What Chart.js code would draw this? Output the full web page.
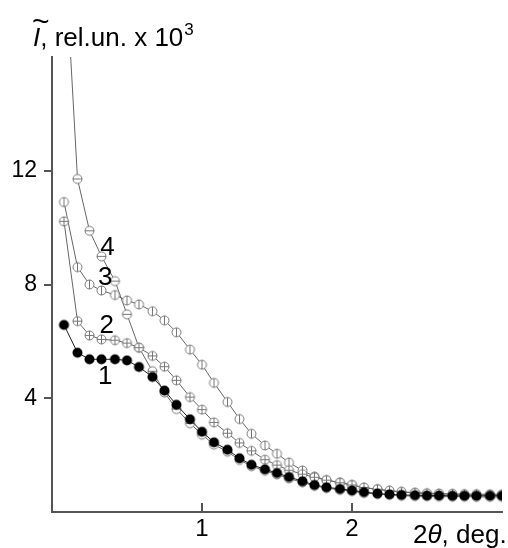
<!DOCTYPE html>
<html>
<head>
<meta charset="utf-8">
<script src="https://cdn.jsdelivr.net/npm/chart.js@4.4.1/dist/chart.umd.min.js"></script>
<style>
  body { margin: 0; background: #fff; }
  #wrap { width: 508px; height: 548px; }
</style>
</head>
<body>
<div id="wrap"><canvas id="saxsChart" width="508" height="548"></canvas></div>
<script>
// scattering angle 2θ, deg.
const angle = [0.08, 0.17, 0.25, 0.33, 0.42, 0.5, 0.58, 0.67, 0.75, 0.83, 0.92, 1.0,
  1.08, 1.17, 1.25, 1.33, 1.42, 1.5, 1.58, 1.67, 1.75, 1.83, 1.92, 2.0,
  2.08, 2.17, 2.25, 2.33, 2.42, 2.5, 2.58, 2.67, 2.75, 2.83, 2.92, 3.0];

// intensity, rel.un. x 10^3
const curve1 = [6.58, 5.60, 5.37, 5.37, 5.37, 5.33, 5.10, 4.75, 4.27, 3.77, 3.26, 2.82,
  2.45, 2.19, 1.89, 1.66, 1.50, 1.37, 1.23, 1.08, 0.95, 0.87, 0.81, 0.76,
  0.70, 0.65, 0.62, 0.60, 0.59, 0.58, 0.58, 0.57, 0.57, 0.57, 0.57, 0.57];
const curve2 = [10.22, 6.71, 6.21, 6.07, 6.04, 5.94, 5.78, 5.49, 5.11, 4.63, 4.04, 3.60,
  3.15, 2.77, 2.43, 2.15, 1.84, 1.65, 1.47, 1.33, 1.22, 1.12, 1.03, 0.95,
  0.86, 0.80, 0.75, 0.71, 0.68, 0.66, 0.65, 0.64, 0.63, 0.63, 0.62, 0.62];
const curve3 = [10.90, 8.61, 8.00, 7.79, 7.63, 7.44, 7.30, 7.06, 6.74, 6.32, 5.71, 5.18,
  4.54, 3.87, 3.27, 2.75, 2.34, 2.05, 1.74, 1.46, 1.25, 1.12, 1.04, 0.95,
  0.85, 0.80, 0.74, 0.70, 0.67, 0.65, 0.63, 0.62, 0.61, 0.60, 0.60, 0.60];
const curve4 = [20.2, 11.71, 9.89, 8.99, 8.12, 6.95, 5.78, 4.95, 4.20, 3.62, 3.12, 2.72,
  2.37, 2.12, 1.83, 1.61, 1.45, 1.32, 1.18, 1.04, 0.92, 0.84, 0.78, 0.73,
  0.67, 0.63, 0.60, 0.57, 0.56, 0.55, 0.54, 0.54, 0.54, 0.53, 0.53, 0.53];

const curveNames = ["1", "2", "3", "4"];
const xTicks = [1, 2];
const yTicks = [4, 8, 12];

const FONT = '"Liberation Sans", Arial, sans-serif';

// small canvases used as point markers
function marker(kind) {
  const c = document.createElement("canvas");
  c.width = 13;
  c.height = 13;
  const g = c.getContext("2d");
  g.beginPath();
  if (kind === "dot") {
    g.arc(6.5, 6.5, 5, 0, Math.PI * 2);
    g.fillStyle = "#000";
    g.fill();
    return c;
  }
  g.arc(6.5, 6.5, 4.5, 0, Math.PI * 2);
  g.fillStyle = "#fff";
  g.fill();
  g.strokeStyle = "#777";
  g.lineWidth = 1;
  g.stroke();
  g.beginPath();
  if (kind === "plus" || kind === "vert") {
    g.moveTo(6.5, 2);
    g.lineTo(6.5, 11);
  }
  if (kind === "plus" || kind === "horiz") {
    g.moveTo(2, 6.5);
    g.lineTo(11, 6.5);
  }
  g.stroke();
  return c;
}

const toPoints = (vals) => vals.map((v, i) => ({ x: angle[i], y: v }));

const annotations = {
  id: "annotations",
  afterDatasetsDraw(chart) {
    const { ctx, scales: { x, y } } = chart;
    ctx.save();

    // x tick marks point into the plot
    ctx.strokeStyle = "#555";
    ctx.lineWidth = 2;
    xTicks.forEach((v) => {
      const px = Math.round(x.getPixelForValue(v));
      ctx.beginPath();
      ctx.moveTo(px, y.bottom);
      ctx.lineTo(px, y.bottom - 9);
      ctx.stroke();
    });

    ctx.fillStyle = "#000";

    // curve numbers
    const spots = [[0.355, 4.75], [0.365, 6.54], [0.355, 8.23], [0.37, 9.28]];
    ctx.font = "26px " + FONT;
    ctx.textAlign = "center";
    ctx.textBaseline = "middle";
    curveNames.forEach((name, i) => {
      ctx.fillText(name, x.getPixelForValue(spots[i][0]), y.getPixelForValue(spots[i][1]));
    });

    // y title
    ctx.textAlign = "left";
    ctx.textBaseline = "alphabetic";
    ctx.font = "italic 26px " + FONT;
    ctx.fillText("I", 33, 46);
    let cx = 33 + ctx.measureText("I").width;
    ctx.font = "30px " + FONT;
    ctx.fillText("~", 32, 31);
    ctx.font = "26px " + FONT;
    ctx.fillText(", rel.un. x 10", cx, 46);
    cx += ctx.measureText(", rel.un. x 10").width;
    ctx.font = "17px " + FONT;
    ctx.fillText("3", cx + 1, 35);

    // x title
    ctx.font = "26px " + FONT;
    let tx = 413;
    ctx.fillText("2", tx, 543);
    tx += ctx.measureText("2").width;
    ctx.font = "italic 26px " + FONT;
    ctx.fillText("θ", tx, 543);
    tx += ctx.measureText("θ").width;
    ctx.font = "26px " + FONT;
    ctx.fillText(", deg.", tx, 543);

    ctx.restore();
  },
};

new Chart(document.getElementById("saxsChart"), {
  type: "line",
  data: {
    datasets: [
      { label: curveNames[0], data: toPoints(curve1), borderColor: "#222", pointStyle: marker("dot") },
      { label: curveNames[1], data: toPoints(curve2), borderColor: "#666", pointStyle: marker("plus") },
      { label: curveNames[2], data: toPoints(curve3), borderColor: "#666", pointStyle: marker("vert") },
      { label: curveNames[3], data: toPoints(curve4), borderColor: "#666", pointStyle: marker("horiz") },
    ],
  },
  options: {
    responsive: false,
    animation: false,
    layout: { padding: { top: 57, right: 0, left: 0, bottom: 0 } },
    elements: {
      line: { borderWidth: 1, tension: 0, fill: false },
      point: { radius: 5 },
    },
    plugins: { legend: { display: false }, tooltip: { enabled: false } },
    scales: {
      x: {
        type: "linear",
        min: 0,
        max: 3,
        afterBuildTicks: (s) => { s.ticks = xTicks.map((v) => ({ value: v })); },
        afterFit: (s) => { s.height = 36; },
        border: { display: true, color: "#555", width: 2 },
        grid: { drawOnChartArea: false, drawTicks: false },
        ticks: { padding: 3, color: "#000", font: { family: FONT, size: 24 } },
      },
      y: {
        min: 0,
        max: 16,
        afterBuildTicks: (s) => { s.ticks = yTicks.map((v) => ({ value: v })); },
        afterFit: (s) => { s.width = 52; },
        border: { display: true, color: "#555", width: 2 },
        grid: { drawOnChartArea: false, drawTicks: true, tickLength: 8, color: "#555", lineWidth: 2 },
        ticks: { padding: 7, color: "#000", font: { family: FONT, size: 23 } },
      },
    },
  },
  plugins: [annotations],
});
</script>
</body>
</html>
* * *
All of the data needs repeating exactly, but the pictures do not.

What Chart.js code would draw this? Output the full web page.
<!DOCTYPE html>
<html>
<head>
<meta charset="utf-8">
<script src="https://cdn.jsdelivr.net/npm/chart.js@4.4.1/dist/chart.umd.min.js"></script>
<style>
  body { margin: 0; background: #fff; }
  #wrap { width: 508px; height: 548px; }
</style>
</head>
<body>
<div id="wrap"><canvas id="saxsChart" width="508" height="548"></canvas></div>
<script>
// scattering angle 2θ, deg.
const angle = [0.08, 0.17, 0.25, 0.33, 0.42, 0.5, 0.58, 0.67, 0.75, 0.83, 0.92, 1.0,
  1.08, 1.17, 1.25, 1.33, 1.42, 1.5, 1.58, 1.67, 1.75, 1.83, 1.92, 2.0,
  2.08, 2.17, 2.25, 2.33, 2.42, 2.5, 2.58, 2.67, 2.75, 2.83, 2.92, 3.0];

// intensity, rel.un. x 10^3
const curve1 = [6.58, 5.60, 5.37, 5.37, 5.37, 5.33, 5.10, 4.75, 4.27, 3.77, 3.26, 2.82,
  2.45, 2.19, 1.89, 1.66, 1.50, 1.37, 1.23, 1.08, 0.95, 0.87, 0.81, 0.76,
  0.70, 0.65, 0.62, 0.60, 0.59, 0.58, 0.58, 0.57, 0.57, 0.57, 0.57, 0.57];
const curve2 = [10.22, 6.71, 6.21, 6.07, 6.04, 5.94, 5.78, 5.49, 5.11, 4.63, 4.04, 3.60,
  3.15, 2.77, 2.43, 2.15, 1.84, 1.65, 1.47, 1.33, 1.22, 1.12, 1.03, 0.95,
  0.86, 0.80, 0.75, 0.71, 0.68, 0.66, 0.65, 0.64, 0.63, 0.63, 0.62, 0.62];
const curve3 = [10.90, 8.61, 8.00, 7.79, 7.63, 7.44, 7.30, 7.06, 6.74, 6.32, 5.71, 5.18,
  4.54, 3.87, 3.27, 2.75, 2.34, 2.05, 1.74, 1.46, 1.25, 1.12, 1.04, 0.95,
  0.85, 0.80, 0.74, 0.70, 0.67, 0.65, 0.63, 0.62, 0.61, 0.60, 0.60, 0.60];
const curve4 = [20.2, 11.71, 9.89, 8.99, 8.12, 6.95, 5.78, 4.95, 4.20, 3.62, 3.12, 2.72,
  2.37, 2.12, 1.83, 1.61, 1.45, 1.32, 1.18, 1.04, 0.92, 0.84, 0.78, 0.73,
  0.67, 0.63, 0.60, 0.57, 0.56, 0.55, 0.54, 0.54, 0.54, 0.53, 0.53, 0.53];

const curveNames = ["1", "2", "3", "4"];
const xTicks = [1, 2];
const yTicks = [4, 8, 12];

const FONT = '"Liberation Sans", Arial, sans-serif';

// small canvases used as point markers
function marker(kind) {
  const c = document.createElement("canvas");
  c.width = 13;
  c.height = 13;
  const g = c.getContext("2d");
  g.beginPath();
  if (kind === "dot") {
    g.arc(6.5, 6.5, 5, 0, Math.PI * 2);
    g.fillStyle = "#000";
    g.fill();
    return c;
  }
  g.arc(6.5, 6.5, 4.5, 0, Math.PI * 2);
  g.fillStyle = "#fff";
  g.fill();
  g.strokeStyle = "#777";
  g.lineWidth = 1;
  g.stroke();
  g.beginPath();
  if (kind === "plus" || kind === "vert") {
    g.moveTo(6.5, 2);
    g.lineTo(6.5, 11);
  }
  if (kind === "plus" || kind === "horiz") {
    g.moveTo(2, 6.5);
    g.lineTo(11, 6.5);
  }
  g.stroke();
  return c;
}

const toPoints = (vals) => vals.map((v, i) => ({ x: angle[i], y: v }));

const annotations = {
  id: "annotations",
  afterDatasetsDraw(chart) {
    const { ctx, scales: { x, y } } = chart;
    ctx.save();

    // x tick marks point into the plot
    ctx.strokeStyle = "#555";
    ctx.lineWidth = 2;
    xTicks.forEach((v) => {
      const px = Math.round(x.getPixelForValue(v));
      ctx.beginPath();
      ctx.moveTo(px, y.bottom);
      ctx.lineTo(px, y.bottom - 9);
      ctx.stroke();
    });

    ctx.fillStyle = "#000";

    // curve numbers
    const spots = [[0.355, 4.75], [0.365, 6.54], [0.355, 8.23], [0.37, 9.28]];
    ctx.font = "26px " + FONT;
    ctx.textAlign = "center";
    ctx.textBaseline = "middle";
    curveNames.forEach((name, i) => {
      ctx.fillText(name, x.getPixelForValue(spots[i][0]), y.getPixelForValue(spots[i][1]));
    });

    // y title
    ctx.textAlign = "left";
    ctx.textBaseline = "alphabetic";
    ctx.font = "italic 26px " + FONT;
    ctx.fillText("I", 33, 46);
    let cx = 33 + ctx.measureText("I").width;
    ctx.font = "30px " + FONT;
    ctx.fillText("~", 32, 31);
    ctx.font = "26px " + FONT;
    ctx.fillText(", rel.un. x 10", cx, 46);
    cx += ctx.measureText(", rel.un. x 10").width;
    ctx.font = "17px " + FONT;
    ctx.fillText("3", cx + 1, 35);

    // x title
    ctx.font = "26px " + FONT;
    let tx = 413;
    ctx.fillText("2", tx, 543);
    tx += ctx.measureText("2").width;
    ctx.font = "italic 26px " + FONT;
    ctx.fillText("θ", tx, 543);
    tx += ctx.measureText("θ").width;
    ctx.font = "26px " + FONT;
    ctx.fillText(", deg.", tx, 543);

    ctx.restore();
  },
};

new Chart(document.getElementById("saxsChart"), {
  type: "line",
  data: {
    datasets: [
      { label: curveNames[0], data: toPoints(curve1), borderColor: "#222", pointStyle: marker("dot") },
      { label: curveNames[1], data: toPoints(curve2), borderColor: "#666", pointStyle: marker("plus") },
      { label: curveNames[2], data: toPoints(curve3), borderColor: "#666", pointStyle: marker("vert") },
      { label: curveNames[3], data: toPoints(curve4), borderColor: "#666", pointStyle: marker("horiz") },
    ],
  },
  options: {
    responsive: false,
    animation: false,
    layout: { padding: { top: 57, right: 0, left: 0, bottom: 0 } },
    elements: {
      line: { borderWidth: 1, tension: 0, fill: false },
      point: { radius: 5 },
    },
    plugins: { legend: { display: false }, tooltip: { enabled: false } },
    scales: {
      x: {
        type: "linear",
        min: 0,
        max: 3,
        afterBuildTicks: (s) => { s.ticks = xTicks.map((v) => ({ value: v })); },
        afterFit: (s) => { s.height = 36; },
        border: { display: true, color: "#555", width: 2 },
        grid: { drawOnChartArea: false, drawTicks: false },
        ticks: { padding: 3, color: "#000", font: { family: FONT, size: 24 } },
      },
      y: {
        min: 0,
        max: 16,
        afterBuildTicks: (s) => { s.ticks = yTicks.map((v) => ({ value: v })); },
        afterFit: (s) => { s.width = 52; },
        border: { display: true, color: "#555", width: 2 },
        grid: { drawOnChartArea: false, drawTicks: true, tickLength: 8, color: "#555", lineWidth: 2 },
        ticks: { padding: 7, color: "#000", font: { family: FONT, size: 23 } },
      },
    },
  },
  plugins: [annotations],
});
</script>
</body>
</html>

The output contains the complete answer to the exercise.